Пятьдесят восемь стихотворений за четыре месяца! В иные дни по два—три стихотворения. И почти все стихи излучают не просто согласие с временем, но даже восхищение им…

21 — 22 января 37-го года он зовет на помощь в работе “по укрупнению жизни” своего любимого Данта:

 

С чёрствых лестниц, с площадей

с угловатыми дворцами

Круг Флоренции своей

Алигьери пел мощней

утомлёнными губами.

 

Бытовые неурядицы не помеха для творчества в эпоху борьбы Сталина и Троцкого, гвельфов и гибеллинов. Если уж Дант мог говорить с “чёрствых лестниц” о новой жизни, то эти строки о нем были написаны через несколько дней после того, как поэт поставил молодые воронежские холмы рядом с легендарными холмами Тосканы. Голос Данта, слышимый “с площадей с угловатыми дворцами”, перекликается в стихах с его голосом, несущимся из центра Третьего Рима с площади, где “круглей всего земля” , простираю­щаяся “вниз до рисовых полей” , “ покуда на земле последний есть невольник” . “Я обведу глазами площадь всей — всей этой площади с её знамён лесами” . Может быть, это описание народного шествия, требующего расправы с врагами социализма.

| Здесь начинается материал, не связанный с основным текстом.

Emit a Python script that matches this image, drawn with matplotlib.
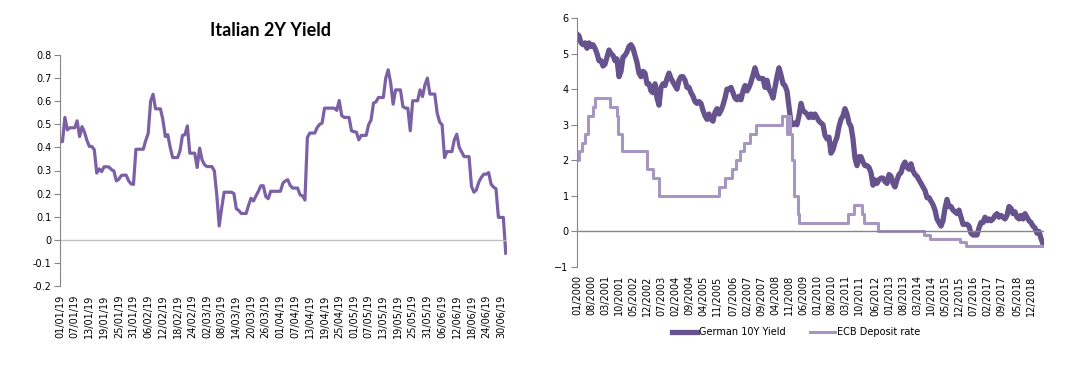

А почему бы нет? Разве поэт через несколько дней после сообщения о расстреле Тухачевского и его соратников не написал:

 

Необходимо сердцу биться:

Входить в поля, врастать в леса.

Вот “Правды” первая страница,

Вот с приговором полоса.

 

И далее о том, что всем патриотам страны должно сплачиваться в трудное время вокруг вождя:

 

Непобедимого, прямого,

с могучим смехом в грозный час,

находкой выхода прямого

ошеломляющего нас.

 

 

В воспоминаниях М. Чудаковой о встречах с вдовой Михаила Булгакова Еленой Сергеевной есть важные свидетельства того, что взгляды Булгакова и Мандельштама на события 1937 года были очень близки: “— У него (Булга­кова. Ст. К. ) было ощущение возмездия от этих арестов?